I plan to begin this new course by re-reading books I have already read, or more realistically re-reading the bits I highlighted or underlined when I read them the first time. After all, returning to the highlights is why I made the effort in the first place. I still haven’t gotten to the point of feeling comfortable writing my own notes and summaries in books—one step at a time.

With my fiction reading, I am taking a different approach as it serves a different purpose. It is more for entertainment and helping me wind down and get to sleep. Even there, though, I am steering away from the newest books and allowing time to filter for quality. Now I just need to cut out some of the mindless YouTube videos so that I may set upon the path, something easier said than done after the many hours I have spent on that particular platform over the past month.

A Courtroom Drama with Many Twists

I have finally recovered, so this will be the last of three posts in a row centered around a movie/show I watched while I couldn’t do much else. At a pace of one episode per day, I watched a courtroom drama mini-series set in London called You Don’t Know Me. I cannot recommend it for children, but last week’s piece was about a show tailor made for the kids so I don’t feel too bad about that.
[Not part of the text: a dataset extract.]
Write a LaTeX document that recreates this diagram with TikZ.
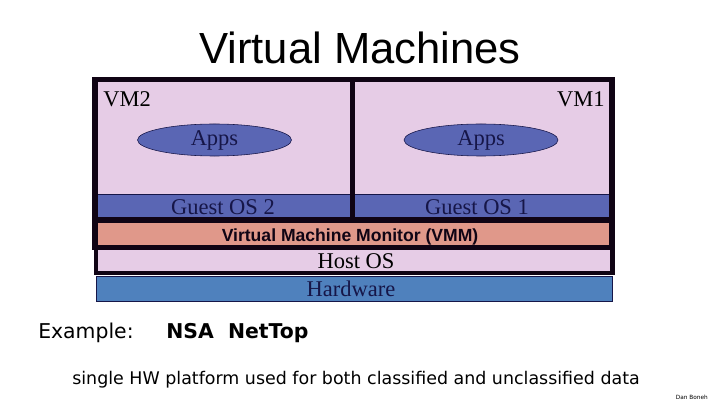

The show starts with the prosecutor’s closing argument, and the evidence is stacked heavily against the defendant—the gun used in the murder found in his apartment, in a shoebox with his passport and some money no less, the victim’s blood recovered from under the defendant’s fingernails, CCTV footage of the defendant driving to the scene of the murder, and cell tower data placing the defendant at the scene of the murder too.

With all of that wrapped up in a nice summary package, the real drama starts. The defendant has fired his own solicitor so that he could deliver his closing argument himself. Through a series of extended flashbacks, the real story unfolds, and there is a surprise at almost every juncture. How the judge allowed him to tell the whole narrative strains credulity from a legal procedural perspective, but people who aren’t attorneys probably won’t need to suspend disbelief as much as I did. I won’t spoil anything in case people want to watch the series, but it is definitely one where you can debate the ending after the credits roll on the final episode.

This mini-series was based on a book. I commented a few weeks ago about how movies based on books are almost never as rich as the original works. Extended television series face the same problem to a lesser extent, as those who read the Game of Thrones books would surely attest. The extended television series, though, is what ushered in the golden age of television that we have experienced over the last decade or so. This is perhaps because of the genre’s ability to tell more complex and layered narratives and to delve deeper into the character’s minds than was possible before, to be more like a book.